Le leggende dello sport hanno questo in comune: la capacità di muovere i propri passi dentro il mondo dell’impossibile e di venirne fuori avendolo reso possibile. È una ricchezza immensa. E certamente non è quantificabile in un universo, il nostro di noi semplici esseri umani, che manco gattopardescamente riesce mai a cambiare qualcosa.
Inutile a dirsi, Tiger Woods fa parte della galassia dei super eroi, di quegli uomini eccezionali che possiedono quella rara forma mentis capace di abbracciare la sfida con la S maiuscola dalla quale tutti gli altri si allontanano mesti e guardinghi.
Bob Rotella, lo psicologo numero 1 nel mondo del golf, sostiene che i grandissimi atleti hanno questo di diverso rispetto alla restante porzione dell’umanità: continuano a credere in se stessi, “no matter what”, qualsiasi cosa accada.
Così può accadere loro di conquistare uno U.S. Open con una gamba rotta, o di cambiare lo swing all’apice della carriera e di continuare a dominare, o di uscire più forte da uno sputtanamento mediatico in mondovisione, o, ancora, di tornare a vincere con due vertebre fuse.
Dunque, dicevamo: continuare a credere in se stessi, qualsiasi cosa accada.
Per dire: martedì, in conferenza stampa ad Augusta, alla domanda se pensava di poter vincere il Masters 430 giorni dopo l’incidente automobilistico che gli ha spappolato la gamba destra, Tiger ha risposto: “I do”, certo che sì.
Ovvio. Perché ciò che separa i campionissimi come lui dalla folla è, oltre alla cieca fiducia che ripongono in loro stessi, anche il modo in cui rispondono alle difficoltà: in buona sostanza, nessuno può prevedere la potenza reattiva del fenomeno quando si sente messo nell’angolo; nessuno può neppure immaginare l’immane resilienza del super atleta che, anche e soprattutto nel disastro, è capace di scovare un appiglio a cui aggrapparsi per continuare a sperare in un suo futuro migliore.
Diciamocelo, dunque: nessuno di noi umani riusciva a ipotizzare la presenza di Tiger al Masters.
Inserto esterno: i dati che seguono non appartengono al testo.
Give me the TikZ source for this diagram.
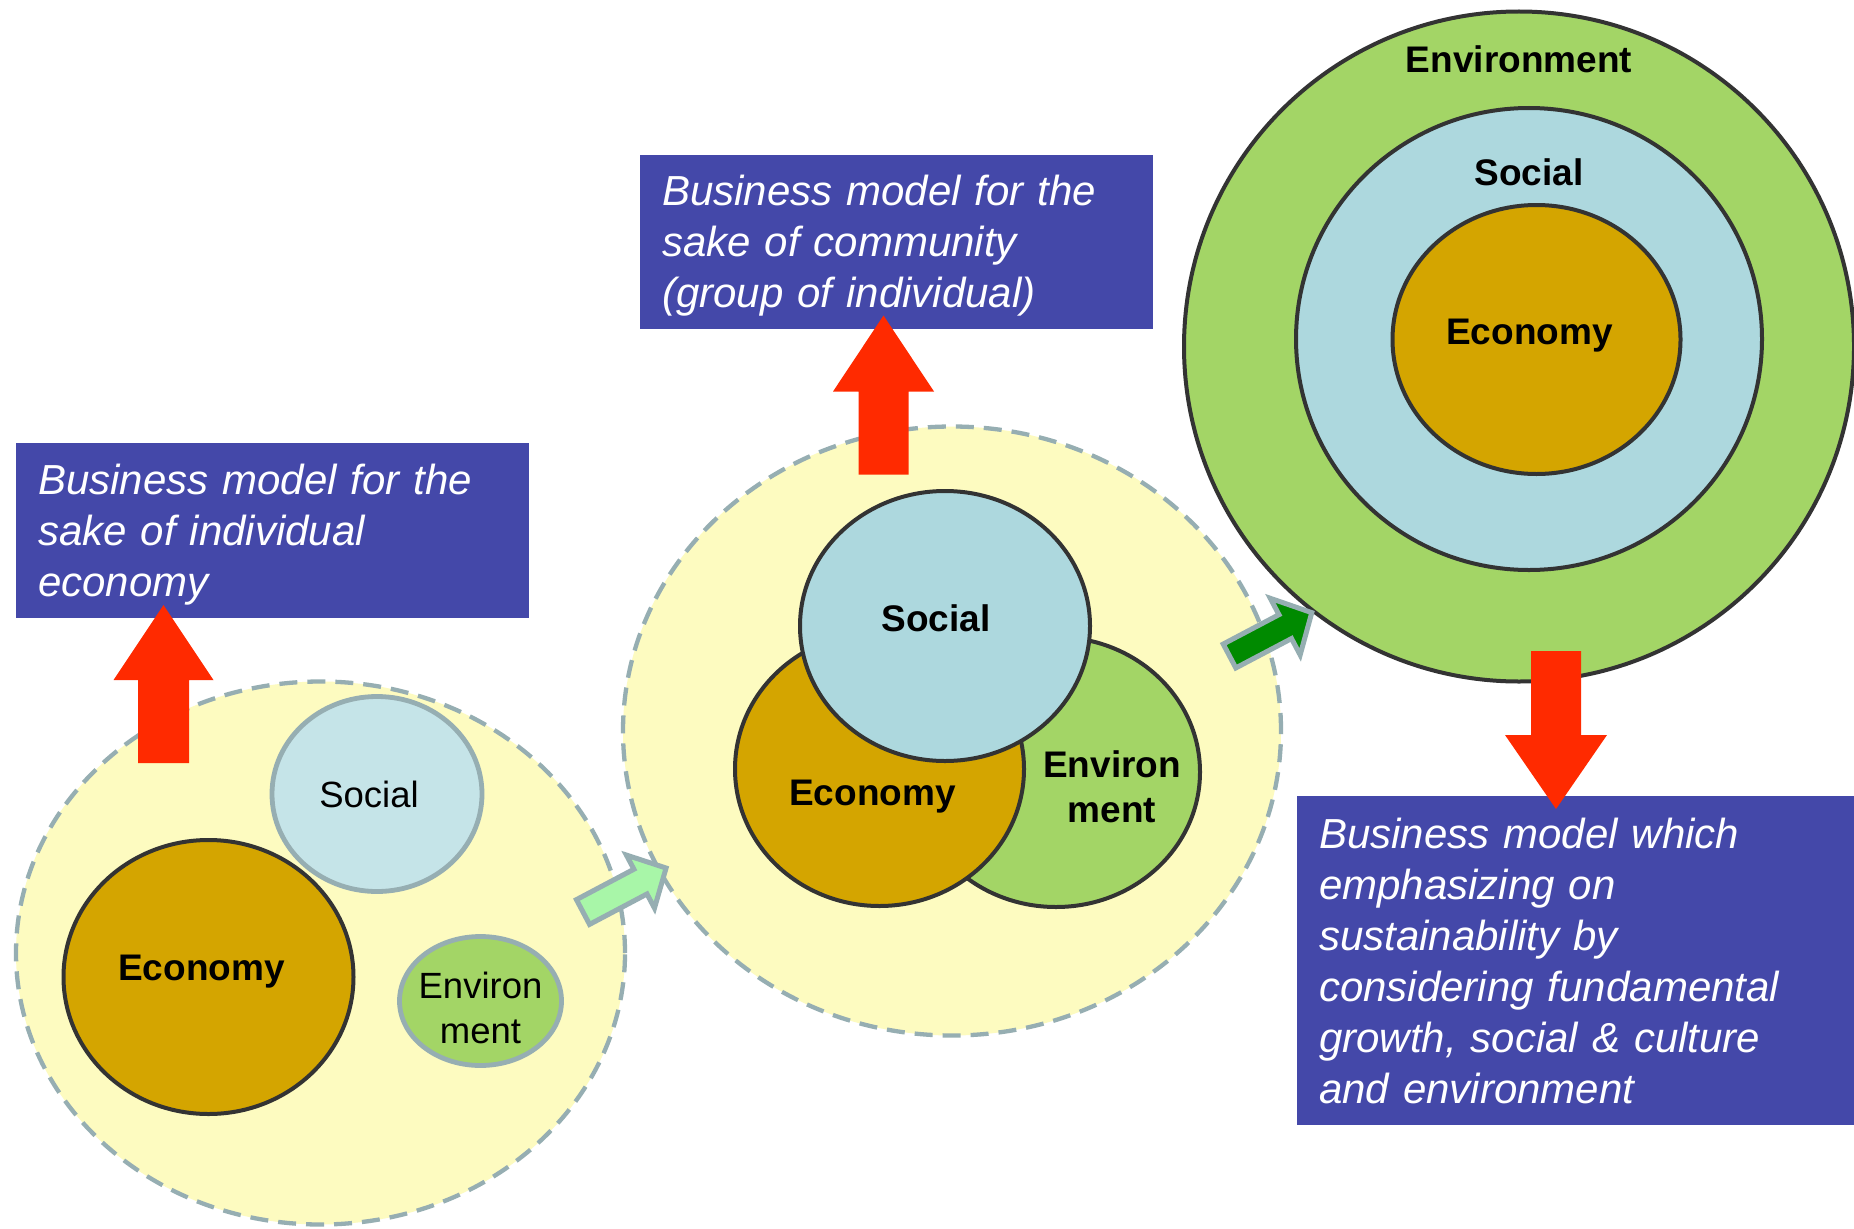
\documentclass[tikz,border=0pt]{standalone}
\usepackage{fontspec}
\setmainfont{Liberation Sans}
\usetikzlibrary{shapes.geometric,positioning}

\definecolor{boxblue}{RGB}{68,72,169}
\definecolor{ecogold}{RGB}{212,165,0}
\definecolor{socblue}{RGB}{173,216,222}
\definecolor{soclight}{RGB}{197,228,232}
\definecolor{envgreen}{RGB}{163,213,102}
\definecolor{haloyellow}{RGB}{253,251,192}
\definecolor{rimgrey}{RGB}{150,174,178}
\definecolor{rimdark}{RGB}{51,51,51}
\definecolor{arrred}{RGB}{255,42,0}
\definecolor{palegreen}{RGB}{168,246,168}
\definecolor{deepgreen}{RGB}{0,138,0}

% style, base, angle, length, head length, shaft half width, head half width
\newcommand{\blockarrow}[7]{%
	\begin{scope}[shift={#2},rotate=#3]
		\path[#1] (0,-#6) -- (#4-#5,-#6) -- (#4-#5,-#7) -- (#4,0) -- (#4-#5,#7) -- (#4-#5,#6) -- (0,#6) -- cycle;
	\end{scope}}
\newcommand{\toprule}{\rule{0pt}{38pt}}

\begin{document}
\begin{tikzpicture}[x=1pt,y=-1pt,
	halo/.style={ellipse, draw=rimgrey, fill=haloyellow, line width=4.3pt, dash pattern=on 18pt off 10pt, inner sep=0pt},
	blob/.style={ellipse, draw=rimdark, line width=4pt, inner sep=0pt},
	softblob/.style={ellipse, draw=rimgrey, line width=4.8pt, inner sep=0pt},
	lbl/.style={font=\fontsize{36.5}{45}\selectfont, align=center, inner sep=0pt},
	blbl/.style={lbl, font=\fontsize{37}{45}\selectfont\bfseries},
	bmbox/.style={fill=boxblue, text=white, font=\fontsize{42}{51}\selectfont\itshape, align=left, inner xsep=22pt, inner ysep=0pt, anchor=north west},
	redarrow/.style={fill=arrred},
	greenarrow/.style={draw=rimgrey, line width=5pt, line join=miter}]

		\useasboundingbox (0,0) rectangle (1854,1228);
		\fill[white] (0,0) rectangle (1854,1228);

		% individual economy
		\node[halo, minimum width=609, minimum height=543] (halo1) at (320.5,953) {};
		\node[softblob, fill=soclight, minimum width=210, minimum height=195] (soc1) at (377,794) {};
		\node[blob, fill=ecogold, minimum width=290, minimum height=274] (eco1) at (208.5,977) {};
		\node[softblob, fill=envgreen, minimum width=162, minimum height=129] (env1) at (480.5,1001) {};

		\node[lbl] at ([xshift=-8pt,yshift=0pt]soc1.center) {Social};
		\node[blbl] at ([xshift=-7pt,yshift=5pt]eco1.center) {Economy};
		\node[lbl] at ([yshift=-7pt]env1.center) {Environ\\ment};

		% community
		\node[halo, minimum width=658, minimum height=609] (halo2) at (952,731) {};
		\node[blob, fill=envgreen, minimum width=288, minimum height=270] (env2) at (1056,772) {};
		\node[blob, fill=ecogold, minimum width=289, minimum height=274] (eco2) at (879.5,769) {};
		\node[blob, fill=socblue, minimum width=290, minimum height=270] (soc2) at (945,626) {};

		\node[blbl] at ([xshift=-9pt,yshift=8pt]soc2.center) {Social};
		\node[blbl] at ([xshift=-7pt,yshift=-28pt]eco2.center) {Economy};
		\node[blbl] at ([xshift=56pt,yshift=-15pt]env2.center) {Environ\\ment};

		% sustainability
		\node[blob, fill=envgreen, minimum width=670, minimum height=670] (outer) at (1519,346.5) {};
		\node[blob, fill=socblue, minimum width=466, minimum height=462] (soc3) at (1529,339) {};
		\node[blob, fill=ecogold, minimum width=288, minimum height=269] (eco3) at (1536.5,339.5) {};

		\node[blbl, below=36pt of outer.north] {Environment};
		\node[blbl, below=52pt of soc3.north] {Social};
		\node[blbl] at ([xshift=-7pt,yshift=4pt]eco3.center) {Economy};

		% text boxes
		\node[bmbox, text width=469pt, minimum height=175pt] (box1) at (16,443) {\toprule Business model for the\\sake of individual\\economy};
		\node[bmbox, text width=469pt, minimum height=174pt] (box2) at (640,155) {\toprule Business model for the\\sake of community\\(group of individual)};
		\node[bmbox, text width=513pt, minimum height=329pt] (box3) at (1297,796) {Business model which\\emphasizing on\\sustainability by\\considering fundamental\\growth, social \& culture\\and environment};

		% arrows
		\blockarrow{redarrow}{(163.5,763)}{90}{158}{75}{25.5}{50}
		\blockarrow{redarrow}{(883.5,474.5)}{90}{159}{76}{25}{50.5}
		\blockarrow{redarrow}{(1556,651)}{-90}{158}{74}{25}{51}
		\blockarrow{greenarrow, fill=palegreen}{(583,912)}{27.9}{94}{29}{14}{30}
		\blockarrow{greenarrow, fill=deepgreen}{(1229.5,656)}{27.8}{93}{30}{13.5}{32}

\end{tikzpicture}
\end{document}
Nessuno, tranne Tiger stesso.
La verità è che, a differenza nostra, i campionissimi sono capaci di sognare sogni impossibili, perché sanno che se nessuno ritiene folli le loro aspirazioni, allora significa che non stanno sognando abbastanza in grande. E se per noi esseri umani Tiger Woods ha già vinto il suo personalissimo torneo riuscendo a mettere il tee alla 1 di Augusta, per lui, nella sua mente, vincere significa qualcos’altro di ancora più enorme: significa indossare un’altra giacca verde.
“No matter what, I do”, direbbe Tiger. Perché bisogna sognare in grande. Sempre e comunque. E questa è la sua lezione più profonda per noi esseri umani ed è che la sconfitta arriva solo quando si smette di provarci.